## START Exercise materials
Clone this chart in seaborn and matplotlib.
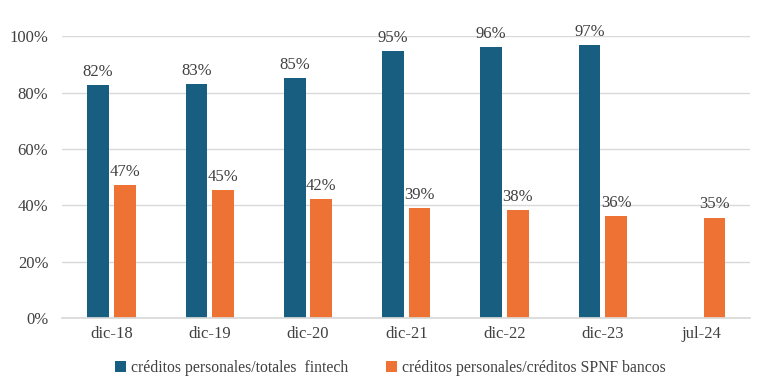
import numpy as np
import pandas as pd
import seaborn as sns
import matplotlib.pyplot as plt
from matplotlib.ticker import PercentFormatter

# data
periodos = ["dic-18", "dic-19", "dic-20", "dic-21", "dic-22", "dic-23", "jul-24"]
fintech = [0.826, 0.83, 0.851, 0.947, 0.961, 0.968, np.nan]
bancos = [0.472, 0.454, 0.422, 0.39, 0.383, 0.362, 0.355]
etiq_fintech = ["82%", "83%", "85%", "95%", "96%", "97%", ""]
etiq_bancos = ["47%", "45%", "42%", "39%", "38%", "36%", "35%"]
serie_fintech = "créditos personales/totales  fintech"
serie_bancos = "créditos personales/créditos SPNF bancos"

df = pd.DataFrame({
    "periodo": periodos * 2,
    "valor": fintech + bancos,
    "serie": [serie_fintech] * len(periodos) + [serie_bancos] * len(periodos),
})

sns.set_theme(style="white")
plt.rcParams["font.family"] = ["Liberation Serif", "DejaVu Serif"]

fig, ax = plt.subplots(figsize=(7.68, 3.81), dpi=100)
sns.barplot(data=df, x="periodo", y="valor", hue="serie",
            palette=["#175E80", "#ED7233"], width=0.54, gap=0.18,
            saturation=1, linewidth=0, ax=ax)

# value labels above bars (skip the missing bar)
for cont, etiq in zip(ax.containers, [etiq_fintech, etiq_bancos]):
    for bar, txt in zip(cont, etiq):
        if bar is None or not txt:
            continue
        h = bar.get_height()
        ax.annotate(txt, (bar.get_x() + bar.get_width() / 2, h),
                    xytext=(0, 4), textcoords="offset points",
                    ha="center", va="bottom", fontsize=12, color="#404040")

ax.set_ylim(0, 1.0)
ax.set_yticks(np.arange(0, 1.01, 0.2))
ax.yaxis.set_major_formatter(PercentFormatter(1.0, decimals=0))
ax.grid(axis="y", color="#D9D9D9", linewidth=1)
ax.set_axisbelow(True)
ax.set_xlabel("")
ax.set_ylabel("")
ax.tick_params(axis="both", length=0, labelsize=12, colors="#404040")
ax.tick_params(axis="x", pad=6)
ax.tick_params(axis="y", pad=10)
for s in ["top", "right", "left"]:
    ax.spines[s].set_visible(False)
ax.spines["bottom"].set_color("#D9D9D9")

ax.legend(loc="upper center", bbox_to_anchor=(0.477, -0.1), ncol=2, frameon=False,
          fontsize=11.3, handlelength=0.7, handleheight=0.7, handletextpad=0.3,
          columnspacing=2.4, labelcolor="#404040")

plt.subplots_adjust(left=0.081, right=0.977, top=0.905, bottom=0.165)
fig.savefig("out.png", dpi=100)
## END Exercise materials
## START Exercise materials
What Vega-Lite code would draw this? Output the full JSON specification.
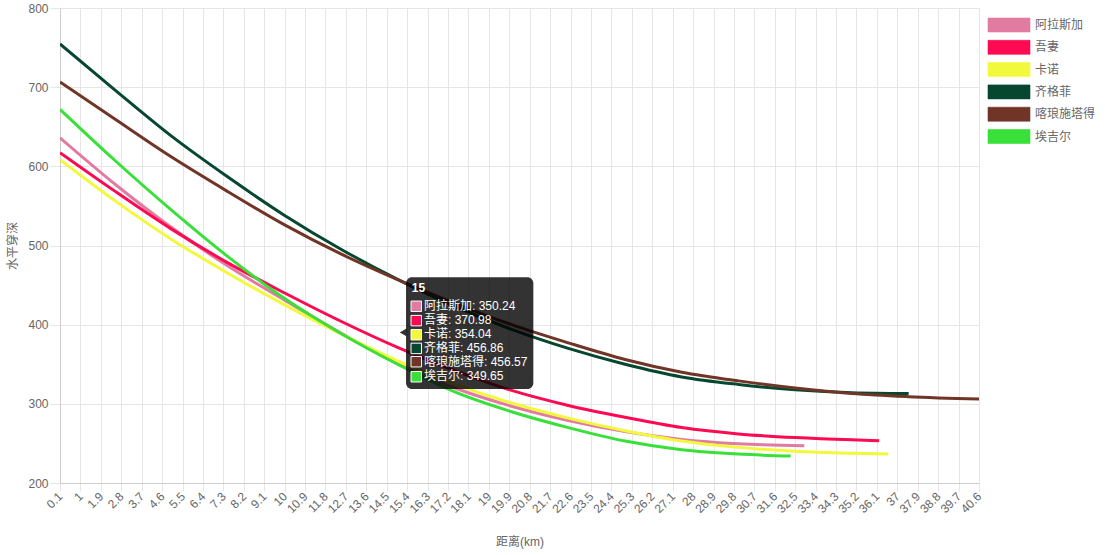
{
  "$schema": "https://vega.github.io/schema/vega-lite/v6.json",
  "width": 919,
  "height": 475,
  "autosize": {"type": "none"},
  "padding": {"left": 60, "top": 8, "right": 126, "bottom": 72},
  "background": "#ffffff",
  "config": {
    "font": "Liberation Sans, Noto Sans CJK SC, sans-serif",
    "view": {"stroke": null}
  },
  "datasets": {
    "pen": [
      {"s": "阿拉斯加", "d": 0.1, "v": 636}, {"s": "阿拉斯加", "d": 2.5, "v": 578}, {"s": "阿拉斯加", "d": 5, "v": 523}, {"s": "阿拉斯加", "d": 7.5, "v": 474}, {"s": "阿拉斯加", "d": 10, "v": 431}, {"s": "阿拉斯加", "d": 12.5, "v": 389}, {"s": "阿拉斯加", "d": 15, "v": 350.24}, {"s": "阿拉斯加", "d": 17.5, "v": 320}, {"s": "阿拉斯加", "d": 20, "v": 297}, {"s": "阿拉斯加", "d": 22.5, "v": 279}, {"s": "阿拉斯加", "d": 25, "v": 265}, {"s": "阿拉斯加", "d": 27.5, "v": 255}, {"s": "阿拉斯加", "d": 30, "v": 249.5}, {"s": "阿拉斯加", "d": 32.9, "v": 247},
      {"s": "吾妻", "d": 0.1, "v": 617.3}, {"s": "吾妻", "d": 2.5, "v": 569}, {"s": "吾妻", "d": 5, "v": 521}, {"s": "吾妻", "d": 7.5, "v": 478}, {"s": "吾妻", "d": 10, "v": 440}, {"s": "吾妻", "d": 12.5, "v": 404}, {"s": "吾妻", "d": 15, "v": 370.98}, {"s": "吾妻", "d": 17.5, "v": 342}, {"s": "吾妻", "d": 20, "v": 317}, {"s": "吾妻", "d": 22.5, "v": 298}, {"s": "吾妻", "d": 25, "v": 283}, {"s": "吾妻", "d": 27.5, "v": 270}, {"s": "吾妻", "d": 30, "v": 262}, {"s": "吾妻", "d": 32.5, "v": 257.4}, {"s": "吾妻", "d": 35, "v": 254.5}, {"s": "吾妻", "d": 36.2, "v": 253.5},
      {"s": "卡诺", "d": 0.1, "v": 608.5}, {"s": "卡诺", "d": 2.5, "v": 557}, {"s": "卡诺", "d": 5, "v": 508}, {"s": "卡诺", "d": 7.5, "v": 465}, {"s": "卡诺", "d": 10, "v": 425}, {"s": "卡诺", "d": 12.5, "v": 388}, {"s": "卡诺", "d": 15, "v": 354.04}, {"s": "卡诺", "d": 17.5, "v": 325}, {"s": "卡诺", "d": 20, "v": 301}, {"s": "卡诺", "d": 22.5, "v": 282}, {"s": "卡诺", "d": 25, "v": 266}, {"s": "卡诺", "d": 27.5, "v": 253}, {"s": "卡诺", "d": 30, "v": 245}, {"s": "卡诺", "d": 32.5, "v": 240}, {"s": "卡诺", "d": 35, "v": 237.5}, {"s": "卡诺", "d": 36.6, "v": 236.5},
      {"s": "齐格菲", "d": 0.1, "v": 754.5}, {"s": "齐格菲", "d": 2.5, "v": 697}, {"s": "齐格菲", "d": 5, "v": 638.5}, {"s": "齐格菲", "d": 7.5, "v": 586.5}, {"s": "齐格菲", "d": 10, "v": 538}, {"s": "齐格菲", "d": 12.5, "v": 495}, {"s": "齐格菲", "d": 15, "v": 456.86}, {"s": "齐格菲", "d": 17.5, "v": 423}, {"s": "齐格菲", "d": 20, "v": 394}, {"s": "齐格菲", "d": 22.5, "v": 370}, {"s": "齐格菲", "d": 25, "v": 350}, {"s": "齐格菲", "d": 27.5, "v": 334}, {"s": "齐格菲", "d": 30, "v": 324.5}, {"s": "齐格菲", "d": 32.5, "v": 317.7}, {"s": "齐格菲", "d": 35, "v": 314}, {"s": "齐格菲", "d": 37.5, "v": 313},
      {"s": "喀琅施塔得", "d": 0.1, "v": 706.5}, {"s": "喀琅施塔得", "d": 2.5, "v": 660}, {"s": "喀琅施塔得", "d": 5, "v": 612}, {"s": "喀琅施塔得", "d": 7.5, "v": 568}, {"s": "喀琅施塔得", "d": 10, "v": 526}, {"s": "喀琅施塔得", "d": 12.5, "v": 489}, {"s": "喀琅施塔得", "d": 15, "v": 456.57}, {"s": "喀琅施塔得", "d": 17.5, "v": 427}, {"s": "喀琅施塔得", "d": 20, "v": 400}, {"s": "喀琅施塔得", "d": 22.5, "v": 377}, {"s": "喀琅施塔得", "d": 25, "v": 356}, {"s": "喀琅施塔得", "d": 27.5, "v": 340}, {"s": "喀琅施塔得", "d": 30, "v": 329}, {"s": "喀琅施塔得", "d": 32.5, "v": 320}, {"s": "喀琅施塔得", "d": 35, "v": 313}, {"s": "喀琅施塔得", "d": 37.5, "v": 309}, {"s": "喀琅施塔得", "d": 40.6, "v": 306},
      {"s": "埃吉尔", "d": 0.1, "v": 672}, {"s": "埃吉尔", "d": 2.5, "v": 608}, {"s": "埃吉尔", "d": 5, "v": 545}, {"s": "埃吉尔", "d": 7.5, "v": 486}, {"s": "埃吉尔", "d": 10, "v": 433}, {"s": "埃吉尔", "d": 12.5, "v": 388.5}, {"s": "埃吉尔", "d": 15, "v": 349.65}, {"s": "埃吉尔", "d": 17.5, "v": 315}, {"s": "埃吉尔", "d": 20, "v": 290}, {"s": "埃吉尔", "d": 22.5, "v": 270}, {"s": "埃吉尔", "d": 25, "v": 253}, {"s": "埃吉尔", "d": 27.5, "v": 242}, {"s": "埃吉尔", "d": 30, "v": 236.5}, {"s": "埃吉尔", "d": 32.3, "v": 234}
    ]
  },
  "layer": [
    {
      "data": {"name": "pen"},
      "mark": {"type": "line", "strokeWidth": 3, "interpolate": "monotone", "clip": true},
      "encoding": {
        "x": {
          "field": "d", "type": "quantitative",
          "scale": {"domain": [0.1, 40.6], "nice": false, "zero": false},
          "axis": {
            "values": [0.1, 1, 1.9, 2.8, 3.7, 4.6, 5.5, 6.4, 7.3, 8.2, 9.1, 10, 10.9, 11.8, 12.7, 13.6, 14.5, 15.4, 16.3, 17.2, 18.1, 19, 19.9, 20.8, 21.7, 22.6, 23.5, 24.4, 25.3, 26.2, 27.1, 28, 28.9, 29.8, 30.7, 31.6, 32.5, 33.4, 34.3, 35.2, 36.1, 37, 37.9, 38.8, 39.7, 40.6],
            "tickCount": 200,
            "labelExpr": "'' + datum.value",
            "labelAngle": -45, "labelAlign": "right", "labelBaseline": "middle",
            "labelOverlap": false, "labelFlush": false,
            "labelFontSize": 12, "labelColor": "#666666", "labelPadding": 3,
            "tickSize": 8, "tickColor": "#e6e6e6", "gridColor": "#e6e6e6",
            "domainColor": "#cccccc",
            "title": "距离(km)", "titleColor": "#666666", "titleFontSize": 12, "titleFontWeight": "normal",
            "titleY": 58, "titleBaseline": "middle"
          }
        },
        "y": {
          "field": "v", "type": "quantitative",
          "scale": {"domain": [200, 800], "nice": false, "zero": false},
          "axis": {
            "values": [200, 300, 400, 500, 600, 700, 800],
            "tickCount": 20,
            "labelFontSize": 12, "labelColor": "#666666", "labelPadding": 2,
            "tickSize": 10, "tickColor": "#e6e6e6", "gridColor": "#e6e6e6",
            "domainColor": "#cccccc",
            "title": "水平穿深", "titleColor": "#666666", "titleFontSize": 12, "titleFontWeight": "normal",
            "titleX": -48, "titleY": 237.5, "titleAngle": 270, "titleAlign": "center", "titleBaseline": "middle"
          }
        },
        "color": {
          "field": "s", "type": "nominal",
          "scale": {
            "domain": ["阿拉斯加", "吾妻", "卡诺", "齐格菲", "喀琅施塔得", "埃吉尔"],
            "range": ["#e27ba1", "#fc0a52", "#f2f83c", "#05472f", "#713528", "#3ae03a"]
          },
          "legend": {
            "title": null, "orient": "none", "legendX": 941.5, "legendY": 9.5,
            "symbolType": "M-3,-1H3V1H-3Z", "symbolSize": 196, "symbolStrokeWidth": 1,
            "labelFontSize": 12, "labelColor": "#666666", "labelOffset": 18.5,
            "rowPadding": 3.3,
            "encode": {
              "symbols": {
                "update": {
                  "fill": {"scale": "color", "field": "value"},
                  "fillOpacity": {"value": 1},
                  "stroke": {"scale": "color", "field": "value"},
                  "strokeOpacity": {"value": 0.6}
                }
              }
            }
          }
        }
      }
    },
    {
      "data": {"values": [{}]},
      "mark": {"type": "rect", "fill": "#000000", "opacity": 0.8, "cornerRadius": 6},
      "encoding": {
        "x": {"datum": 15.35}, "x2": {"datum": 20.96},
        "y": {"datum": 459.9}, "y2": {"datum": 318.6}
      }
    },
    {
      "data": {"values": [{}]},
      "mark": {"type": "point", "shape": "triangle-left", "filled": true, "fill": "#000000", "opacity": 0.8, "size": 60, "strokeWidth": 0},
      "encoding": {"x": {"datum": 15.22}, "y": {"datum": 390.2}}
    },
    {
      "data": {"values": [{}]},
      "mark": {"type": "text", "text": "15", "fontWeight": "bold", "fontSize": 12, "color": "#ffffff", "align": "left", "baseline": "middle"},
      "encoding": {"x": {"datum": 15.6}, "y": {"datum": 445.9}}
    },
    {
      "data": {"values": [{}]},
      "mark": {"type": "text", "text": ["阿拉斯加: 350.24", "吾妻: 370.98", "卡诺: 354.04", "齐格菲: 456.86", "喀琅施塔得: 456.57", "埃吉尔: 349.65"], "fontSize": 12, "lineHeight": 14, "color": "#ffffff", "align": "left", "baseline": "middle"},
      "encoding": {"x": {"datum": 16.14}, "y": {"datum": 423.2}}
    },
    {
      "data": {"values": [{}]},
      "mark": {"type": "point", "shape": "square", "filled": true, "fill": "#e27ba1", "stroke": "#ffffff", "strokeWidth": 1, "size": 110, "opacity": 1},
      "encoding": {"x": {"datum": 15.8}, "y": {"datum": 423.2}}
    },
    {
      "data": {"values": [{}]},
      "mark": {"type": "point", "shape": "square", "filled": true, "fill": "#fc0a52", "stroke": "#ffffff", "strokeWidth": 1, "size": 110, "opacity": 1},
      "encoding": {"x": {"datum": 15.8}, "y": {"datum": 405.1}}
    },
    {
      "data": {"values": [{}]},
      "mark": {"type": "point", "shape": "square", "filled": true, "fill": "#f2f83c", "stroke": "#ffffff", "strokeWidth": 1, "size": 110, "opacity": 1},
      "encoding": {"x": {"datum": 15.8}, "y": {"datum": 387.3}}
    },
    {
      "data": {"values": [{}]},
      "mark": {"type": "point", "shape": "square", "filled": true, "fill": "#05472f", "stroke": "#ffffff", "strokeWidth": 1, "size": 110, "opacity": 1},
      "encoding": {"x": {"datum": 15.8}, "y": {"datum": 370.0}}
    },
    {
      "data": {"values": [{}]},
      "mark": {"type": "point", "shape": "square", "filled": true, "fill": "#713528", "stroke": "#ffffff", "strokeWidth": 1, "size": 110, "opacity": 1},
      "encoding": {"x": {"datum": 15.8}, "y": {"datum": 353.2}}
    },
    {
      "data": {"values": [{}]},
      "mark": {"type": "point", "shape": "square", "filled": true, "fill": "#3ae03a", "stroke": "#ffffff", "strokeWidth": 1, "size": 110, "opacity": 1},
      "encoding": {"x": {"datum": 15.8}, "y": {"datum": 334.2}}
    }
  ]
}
## END Exercise materials
## START Exercise materials
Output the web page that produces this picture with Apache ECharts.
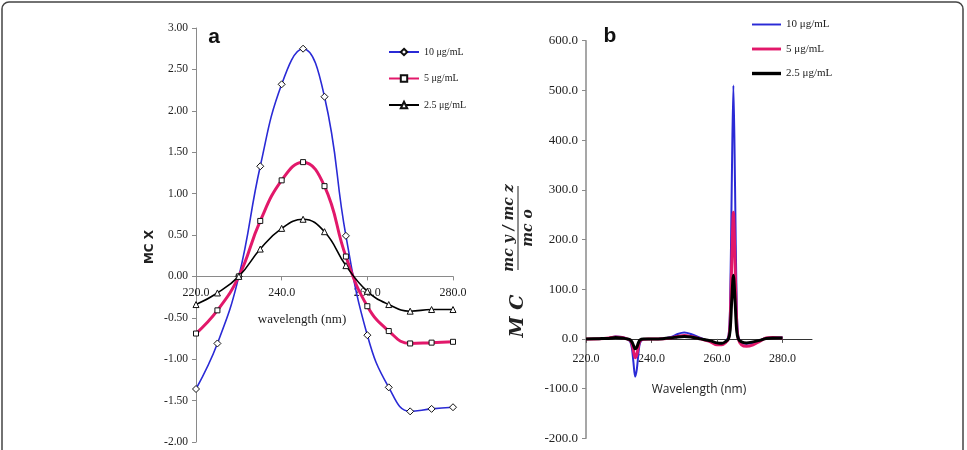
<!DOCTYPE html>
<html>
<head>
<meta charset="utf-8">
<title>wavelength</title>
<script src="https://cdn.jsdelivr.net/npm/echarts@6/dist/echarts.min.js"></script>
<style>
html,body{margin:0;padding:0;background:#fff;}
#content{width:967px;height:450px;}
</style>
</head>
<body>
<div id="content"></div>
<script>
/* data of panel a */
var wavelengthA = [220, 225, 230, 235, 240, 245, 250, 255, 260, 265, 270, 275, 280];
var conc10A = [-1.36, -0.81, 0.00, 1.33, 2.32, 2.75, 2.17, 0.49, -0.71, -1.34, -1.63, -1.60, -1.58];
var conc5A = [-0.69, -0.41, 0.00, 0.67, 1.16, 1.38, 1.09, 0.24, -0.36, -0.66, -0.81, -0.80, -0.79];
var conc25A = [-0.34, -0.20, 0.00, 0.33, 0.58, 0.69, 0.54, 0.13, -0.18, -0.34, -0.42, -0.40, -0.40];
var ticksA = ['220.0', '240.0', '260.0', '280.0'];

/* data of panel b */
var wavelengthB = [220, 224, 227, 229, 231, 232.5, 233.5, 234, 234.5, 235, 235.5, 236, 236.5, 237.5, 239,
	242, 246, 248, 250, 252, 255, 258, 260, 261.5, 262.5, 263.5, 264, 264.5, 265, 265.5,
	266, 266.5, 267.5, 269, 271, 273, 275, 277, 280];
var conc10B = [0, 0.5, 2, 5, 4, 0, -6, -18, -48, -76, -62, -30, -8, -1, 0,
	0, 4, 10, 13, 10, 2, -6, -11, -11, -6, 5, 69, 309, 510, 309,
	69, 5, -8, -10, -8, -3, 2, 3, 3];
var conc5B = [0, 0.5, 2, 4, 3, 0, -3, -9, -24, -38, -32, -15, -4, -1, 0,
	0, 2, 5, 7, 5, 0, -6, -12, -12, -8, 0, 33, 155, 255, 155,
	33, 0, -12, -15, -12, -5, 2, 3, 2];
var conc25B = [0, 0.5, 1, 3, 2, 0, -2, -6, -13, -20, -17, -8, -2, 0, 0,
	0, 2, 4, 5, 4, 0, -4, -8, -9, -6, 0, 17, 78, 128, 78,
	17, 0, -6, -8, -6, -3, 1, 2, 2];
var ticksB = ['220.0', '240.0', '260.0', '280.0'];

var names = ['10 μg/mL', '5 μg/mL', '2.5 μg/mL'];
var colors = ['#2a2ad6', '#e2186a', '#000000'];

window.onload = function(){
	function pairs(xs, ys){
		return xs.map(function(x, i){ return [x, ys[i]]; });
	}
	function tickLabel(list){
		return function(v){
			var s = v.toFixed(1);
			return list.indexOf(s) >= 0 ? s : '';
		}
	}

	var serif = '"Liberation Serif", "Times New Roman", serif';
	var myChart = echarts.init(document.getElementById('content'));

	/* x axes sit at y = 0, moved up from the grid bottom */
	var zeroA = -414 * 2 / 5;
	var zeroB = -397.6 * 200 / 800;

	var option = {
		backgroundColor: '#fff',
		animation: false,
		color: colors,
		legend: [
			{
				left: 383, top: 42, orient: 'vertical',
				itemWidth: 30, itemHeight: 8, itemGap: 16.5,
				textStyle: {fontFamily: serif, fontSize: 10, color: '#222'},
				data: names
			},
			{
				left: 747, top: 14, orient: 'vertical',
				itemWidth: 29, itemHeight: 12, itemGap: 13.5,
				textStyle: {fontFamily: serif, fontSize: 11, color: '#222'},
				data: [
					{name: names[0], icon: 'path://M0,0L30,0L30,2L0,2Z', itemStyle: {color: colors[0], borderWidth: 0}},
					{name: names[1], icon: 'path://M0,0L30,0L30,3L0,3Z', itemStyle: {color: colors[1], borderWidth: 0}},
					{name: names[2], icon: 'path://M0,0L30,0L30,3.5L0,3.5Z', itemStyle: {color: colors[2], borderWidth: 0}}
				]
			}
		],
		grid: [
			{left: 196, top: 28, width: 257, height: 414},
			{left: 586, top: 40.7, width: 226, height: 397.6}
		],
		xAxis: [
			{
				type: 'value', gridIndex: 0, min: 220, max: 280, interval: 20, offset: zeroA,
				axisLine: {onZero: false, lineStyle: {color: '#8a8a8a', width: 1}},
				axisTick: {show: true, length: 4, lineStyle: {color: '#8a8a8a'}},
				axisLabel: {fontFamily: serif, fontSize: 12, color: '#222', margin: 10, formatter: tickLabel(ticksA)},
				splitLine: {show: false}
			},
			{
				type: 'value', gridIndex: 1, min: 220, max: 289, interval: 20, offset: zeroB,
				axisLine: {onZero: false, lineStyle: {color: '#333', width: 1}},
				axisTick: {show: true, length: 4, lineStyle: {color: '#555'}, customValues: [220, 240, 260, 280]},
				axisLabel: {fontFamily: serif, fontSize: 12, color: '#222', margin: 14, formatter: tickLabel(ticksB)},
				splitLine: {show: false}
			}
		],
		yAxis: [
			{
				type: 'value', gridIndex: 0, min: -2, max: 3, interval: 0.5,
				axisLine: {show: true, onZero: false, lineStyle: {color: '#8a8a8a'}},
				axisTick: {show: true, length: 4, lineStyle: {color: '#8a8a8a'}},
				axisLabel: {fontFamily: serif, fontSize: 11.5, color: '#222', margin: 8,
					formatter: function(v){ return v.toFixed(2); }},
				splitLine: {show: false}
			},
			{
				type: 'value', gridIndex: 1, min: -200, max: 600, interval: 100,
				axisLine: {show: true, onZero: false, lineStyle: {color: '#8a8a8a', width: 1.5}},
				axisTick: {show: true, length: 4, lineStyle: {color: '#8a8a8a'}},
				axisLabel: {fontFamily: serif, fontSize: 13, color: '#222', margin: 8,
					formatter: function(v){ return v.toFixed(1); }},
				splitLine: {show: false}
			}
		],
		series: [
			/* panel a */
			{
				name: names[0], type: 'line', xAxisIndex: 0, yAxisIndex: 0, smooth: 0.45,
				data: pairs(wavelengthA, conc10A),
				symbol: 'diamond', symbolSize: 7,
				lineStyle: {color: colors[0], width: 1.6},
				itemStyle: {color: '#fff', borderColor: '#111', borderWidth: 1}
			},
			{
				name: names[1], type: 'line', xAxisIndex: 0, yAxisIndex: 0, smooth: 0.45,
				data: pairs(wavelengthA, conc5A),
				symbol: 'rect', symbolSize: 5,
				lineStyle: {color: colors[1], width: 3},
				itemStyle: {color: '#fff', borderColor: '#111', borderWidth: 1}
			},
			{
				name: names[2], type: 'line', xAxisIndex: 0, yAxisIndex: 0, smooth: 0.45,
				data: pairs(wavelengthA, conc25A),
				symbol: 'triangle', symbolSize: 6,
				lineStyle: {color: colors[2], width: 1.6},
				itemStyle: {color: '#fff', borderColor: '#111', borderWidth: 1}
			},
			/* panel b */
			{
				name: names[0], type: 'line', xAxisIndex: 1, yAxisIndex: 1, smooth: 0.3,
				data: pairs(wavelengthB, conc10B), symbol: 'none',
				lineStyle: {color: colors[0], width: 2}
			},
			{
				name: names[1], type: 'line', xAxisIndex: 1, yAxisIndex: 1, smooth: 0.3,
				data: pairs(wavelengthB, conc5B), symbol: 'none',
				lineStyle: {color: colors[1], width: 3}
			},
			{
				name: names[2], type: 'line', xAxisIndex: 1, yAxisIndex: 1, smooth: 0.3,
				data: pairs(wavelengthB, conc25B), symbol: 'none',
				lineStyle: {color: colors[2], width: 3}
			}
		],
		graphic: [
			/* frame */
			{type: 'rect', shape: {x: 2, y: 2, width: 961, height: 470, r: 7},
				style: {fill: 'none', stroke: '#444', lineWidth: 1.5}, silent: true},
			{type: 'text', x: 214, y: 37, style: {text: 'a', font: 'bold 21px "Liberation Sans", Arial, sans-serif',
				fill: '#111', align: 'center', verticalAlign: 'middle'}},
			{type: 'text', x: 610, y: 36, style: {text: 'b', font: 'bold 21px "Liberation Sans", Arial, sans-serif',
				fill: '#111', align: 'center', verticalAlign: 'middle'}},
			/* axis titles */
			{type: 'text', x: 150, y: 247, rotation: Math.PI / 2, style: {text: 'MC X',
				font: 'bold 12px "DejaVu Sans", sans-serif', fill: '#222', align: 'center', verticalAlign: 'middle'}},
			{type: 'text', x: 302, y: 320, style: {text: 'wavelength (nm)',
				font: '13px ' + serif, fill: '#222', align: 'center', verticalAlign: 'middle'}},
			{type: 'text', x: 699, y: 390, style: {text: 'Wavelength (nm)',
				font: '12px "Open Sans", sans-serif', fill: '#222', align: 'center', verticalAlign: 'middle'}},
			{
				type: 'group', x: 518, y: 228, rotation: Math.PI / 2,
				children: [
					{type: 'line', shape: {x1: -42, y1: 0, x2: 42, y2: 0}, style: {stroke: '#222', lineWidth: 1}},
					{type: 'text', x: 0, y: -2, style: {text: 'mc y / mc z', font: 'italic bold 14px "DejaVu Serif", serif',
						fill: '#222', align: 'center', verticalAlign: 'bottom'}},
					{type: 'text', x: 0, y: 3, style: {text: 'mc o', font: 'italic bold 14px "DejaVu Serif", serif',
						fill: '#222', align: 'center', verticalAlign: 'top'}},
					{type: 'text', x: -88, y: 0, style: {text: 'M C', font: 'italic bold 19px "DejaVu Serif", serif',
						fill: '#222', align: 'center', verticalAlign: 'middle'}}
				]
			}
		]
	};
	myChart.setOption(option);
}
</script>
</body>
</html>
## END Exercise materials
Written exercise: Give the lines above again exactly, from the one containing "Output the web" to the one containing "var ticksA = ['220.0', '240.0', '260.0', '280.0'];", both included, but leave out the pictures.

Answer to this problem:
Output the web page that produces this picture with Apache ECharts.
<!DOCTYPE html>
<html>
<head>
<meta charset="utf-8">
<title>wavelength</title>
<script src="https://cdn.jsdelivr.net/npm/echarts@6/dist/echarts.min.js"></script>
<style>
html,body{margin:0;padding:0;background:#fff;}
#content{width:967px;height:450px;}
</style>
</head>
<body>
<div id="content"></div>
<script>
/* data of panel a */
var wavelengthA = [220, 225, 230, 235, 240, 245, 250, 255, 260, 265, 270, 275, 280];
var conc10A = [-1.36, -0.81, 0.00, 1.33, 2.32, 2.75, 2.17, 0.49, -0.71, -1.34, -1.63, -1.60, -1.58];
var conc5A = [-0.69, -0.41, 0.00, 0.67, 1.16, 1.38, 1.09, 0.24, -0.36, -0.66, -0.81, -0.80, -0.79];
var conc25A = [-0.34, -0.20, 0.00, 0.33, 0.58, 0.69, 0.54, 0.13, -0.18, -0.34, -0.42, -0.40, -0.40];
var ticksA = ['220.0', '240.0', '260.0', '280.0'];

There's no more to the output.